A Competition of Errors
The fun of “Rocket League” is borne of this desire to improve, to impress, and to win. It is difficult to remember a time where my palms have been so sweaty as a 5-minute match devolves into a 10-minute overtime game of desperate shots and slipping focus. The ease of hitting a ground ball then becomes a competition of errors. If you miss the ball even once, that could spell game over for you and your team.
DLC Grease Monkey
Additionally, some fun can be had off the field. The Garage allows for cosmetic customization of the battle cars, from the frame of the car to cute Antennae and Toppers, such as smiley faces or iconic symbols in video game history. The aesthetic changes to boosts are perhaps most impressive—ranging from holiday-themed varieties to fire and rainbows, customization freely allows players to express their individuality on the field. It is worth noting that, as of yet, all paid DLC revolves around car customization. So, you don’t need to pay for DLC to get that cool, new map, but who wouldn’t want to play “Rocket League” in the DeLorean from “Back to The Future?” These little winks and nods also express the developer’s, Psyonix, attention to detail and respect for their ever-growing audience.

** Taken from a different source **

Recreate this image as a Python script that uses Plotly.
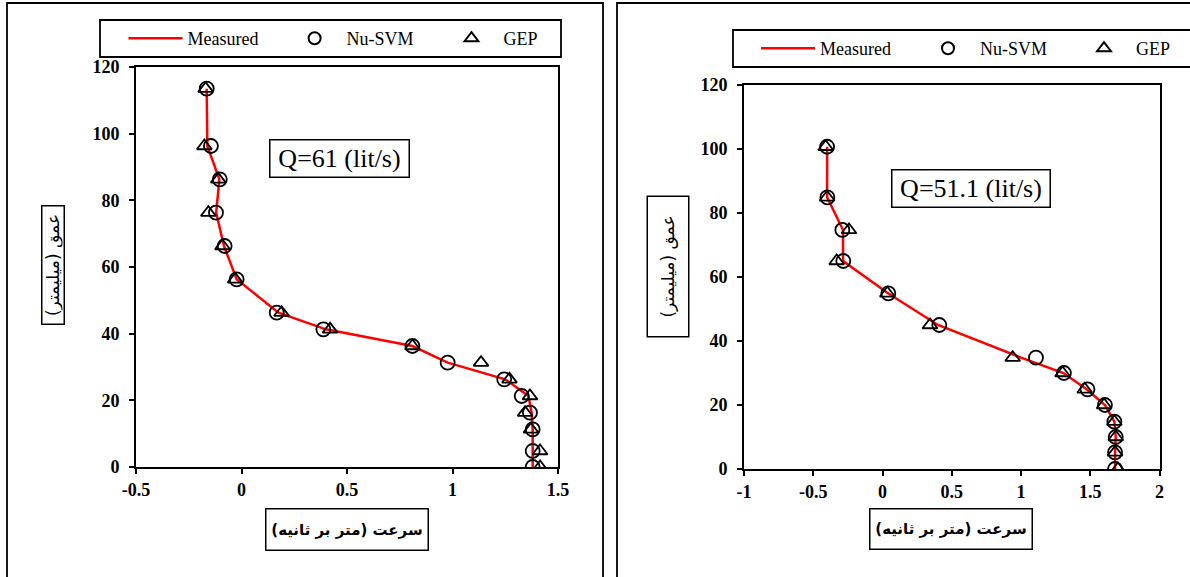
import plotly.graph_objects as go

# ---------------- data ----------------
# Left panel: Q = 61 lit/s
depth_61 = [113.5, 96.3, 86.3, 76.3, 66.3, 56.3, 46.3, 41.3, 36.3, 31.3, 26.3, 21.3, 16.3, 11.3, 4.8, 0]
measured_61 = [-0.165, -0.162, -0.105, -0.120, -0.083, -0.023, 0.175, 0.400, 0.810, 0.977, 1.250, 1.360, 1.375, 1.380, 1.380, 1.380]
nusvm_61 = [-0.165, -0.145, -0.103, -0.121, -0.080, -0.023, 0.167, 0.388, 0.810, 0.977, 1.245, 1.328, 1.367, 1.380, 1.380, 1.380]
gep_61 = [-0.170, -0.176, -0.110, -0.157, -0.090, -0.030, 0.190, 0.420, 0.810, 1.135, 1.270, 1.367, 1.344, 1.372, 1.415, 1.415]

# Right panel: Q = 51.1 lit/s
depth_51 = [100.7, 84.9, 74.7, 65.0, 54.9, 45.0, 34.8, 30.0, 24.9, 20.0, 14.8, 10.0, 5.2, 0]
measured_51 = [-0.400, -0.400, -0.285, -0.285, 0.040, 0.400, 1.000, 1.306, 1.474, 1.606, 1.674, 1.684, 1.679, 1.679]
nusvm_51 = [-0.400, -0.398, -0.290, -0.283, 0.042, 0.410, 1.108, 1.310, 1.480, 1.606, 1.674, 1.684, 1.679, 1.679]
gep_51 = [-0.410, -0.400, -0.242, -0.331, 0.035, 0.343, 0.940, 1.300, 1.460, 1.600, 1.674, 1.684, 1.679, 1.700]

x_ticks_left = [-0.5, 0, 0.5, 1, 1.5]
x_ticklabels_left = ["-0.5", "0", "0.5", "1", "1.5"]
x_ticks_right = [-1, -0.5, 0, 0.5, 1, 1.5, 2]
x_ticklabels_right = ["-1", "-0.5", "0", "0.5", "1", "1.5", "2"]
y_ticks = [0, 20, 40, 60, 80, 100, 120]

series_names = ["Measured", "Nu-SVM", "GEP"]
q_labels = ["Q=61 (lit/s)", "Q=51.1 (lit/s)"]
x_title = "سرعت (متر بر ثانیه)"
y_title = "عمق (میلیمتر)"

# ---------------- layout helpers ----------------
W, H = 1190, 577


def px(x):
    return x / W


def py(y):
    return 1 - y / H


SERIF = "Liberation Serif, Times New Roman, serif"
ARABIC = "DejaVu Sans"
RED = "#ff0000"

fig = go.Figure()


def add_panel(xa, ya, depth, meas, nu, gep, legends):
    fig.add_trace(go.Scatter(x=meas, y=depth, mode="lines", name=series_names[0],
                             line=dict(color=RED, width=2.5), xaxis=xa, yaxis=ya,
                             legend=legends[0], showlegend=True, hoverinfo="skip"))
    fig.add_trace(go.Scatter(x=nu, y=depth, mode="markers", name=series_names[1],
                             marker=dict(symbol="circle-open", size=14, color="black",
                                         line=dict(width=1.8, color="black")),
                             xaxis=xa, yaxis=ya, legend=legends[1], showlegend=True,
                             hoverinfo="skip"))
    fig.add_trace(go.Scatter(x=gep, y=depth, mode="markers", name=series_names[2],
                             marker=dict(symbol="triangle-up-open", size=13, color="black",
                                         line=dict(width=1.8, color="black")),
                             xaxis=xa, yaxis=ya, legend=legends[2], showlegend=True,
                             hoverinfo="skip"))


add_panel("x", "y", depth_61, measured_61, nusvm_61, gep_61, ["legend", "legend2", "legend3"])
add_panel("x2", "y2", depth_51, measured_51, nusvm_51, gep_51, ["legend4", "legend5", "legend6"])

tickfont = dict(family=SERIF, size=18, color="black", weight="bold")
axis_common = dict(showline=True, linecolor="black", linewidth=2, mirror=True,
                   ticks="outside", ticklen=5, tickwidth=1.5, tickcolor="black",
                   showgrid=False, zeroline=False, tickfont=tickfont, fixedrange=True)

layout = dict(
    width=W, height=H, margin=dict(l=0, r=0, t=0, b=0, autoexpand=False), showlegend=True,
    paper_bgcolor="white", plot_bgcolor="white", hovermode=False,
    xaxis=dict(domain=[px(136), px(558)], range=[-0.5, 1.5], tickvals=x_ticks_left,
               ticktext=x_ticklabels_left, anchor="y", **axis_common),
    yaxis=dict(domain=[py(467), py(67)], range=[0, 120], tickvals=y_ticks,
               anchor="x", ticklabelstandoff=6, **axis_common),
    xaxis2=dict(domain=[px(744), px(1159.5)], range=[-1, 2], tickvals=x_ticks_right,
                ticktext=x_ticklabels_right, anchor="y2", **axis_common),
    yaxis2=dict(domain=[py(469), py(85)], range=[0, 120], tickvals=y_ticks,
                anchor="x2", ticklabelstandoff=6, **axis_common),
)

# legends: one per entry, placed inside drawn boxes
leg_font = dict(family=SERIF, size=18, color="black")
leg_pos = {
    "legend": (123.5, 38.5), "legend2": (282.6, 38.5), "legend3": (439.5, 38.5),
    "legend4": (756, 48.5), "legend5": (916, 48.5), "legend6": (1072, 48.5),
}
for k, (lx, ly) in leg_pos.items():
    sizing = "trace" if k in ("legend", "legend4") else "constant"
    layout[k] = dict(x=px(lx), y=py(ly), xanchor="left", yanchor="middle",
                     orientation="h", bgcolor="rgba(0,0,0,0)", borderwidth=0,
                     font=leg_font, itemwidth=54, itemsizing=sizing,
                     itemclick=False, itemdoubleclick=False)

fig.update_layout(**layout)

# frames and legend boxes
shapes = [
    dict(x0=7, x1=603, y0=3, y1=590),
    dict(x0=617, x1=1200, y0=3, y1=590),
    dict(x0=100, x1=561, y0=20, y1=57),
    dict(x0=733, x1=1200, y0=30, y1=67),
]
for s in shapes:
    fig.add_shape(type="rect", xref="paper", yref="paper",
                  x0=px(s["x0"]), x1=px(s["x1"]), y0=py(s["y1"]), y1=py(s["y0"]),
                  line=dict(color="black", width=1.8), fillcolor="rgba(0,0,0,0)")


def boxed(text, cx, cy, w, h, font, angle=0):
    fig.add_annotation(text=text, xref="paper", yref="paper", x=px(cx), y=py(cy),
                       xanchor="center", yanchor="middle", showarrow=False,
                       width=w, height=h, textangle=angle, align="center", valign="middle",
                       bordercolor="black", borderwidth=1.5, borderpad=1,
                       bgcolor="white", font=font)


qfont = dict(family=SERIF, size=26, color="black")
boxed(q_labels[0], 339.5, 158.5, 136, 34, qfont)
boxed(q_labels[1], 971, 188.5, 155, 34, qfont)

xfont = dict(family=ARABIC, size=15, color="black", weight="bold")
boxed(x_title, 347, 529.5, 159, 38, xfont)
boxed(x_title, 951, 529, 159, 37, xfont)

yfont = dict(family=ARABIC, size=17, color="black")
boxed(y_title, 53, 265, 115, 19, yfont, angle=-90)
boxed(y_title, 667.5, 267, 137, 38, yfont, angle=-90)

fig.write_html("out.html", config={"displayModeBar": False},
               post_script="document.body.style.margin='0';document.body.style.overflow='hidden';")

And, for a game that initially seems so player friendly, “Rocket League” houses some intense passive aggression within its quick text chat options. For example, when you let a ball slip through the goal, expect to see “What a save!” pop up in the top left corner of your screen—most often sent by your opponents or, sometimes, even your teammates. This aggression might push more nonchalant gamers away, but for me, it drives my desire to win and enhances the thrill of victory or, conversely, the sting of defeat.
Combining this sense of competition with an ingenious ranking system creates the sense that “Rocket League” is just that, a League. Ranked players can climb the ranks from Unranked all the way up to Platinum. For me, the climb to surpass the Gold tier is proving to be a difficult task, but it keeps me coming back for more.
“Rocket League” is the definition of easy to play, difficult to master. Because of this, numerous players have joined in the fun action to test their mettle in this new “sport.” Combined with free and affordably-priced DLC from developer Psyonix every month, it seems that the fun of “Rocket League” will likely never run out of gas.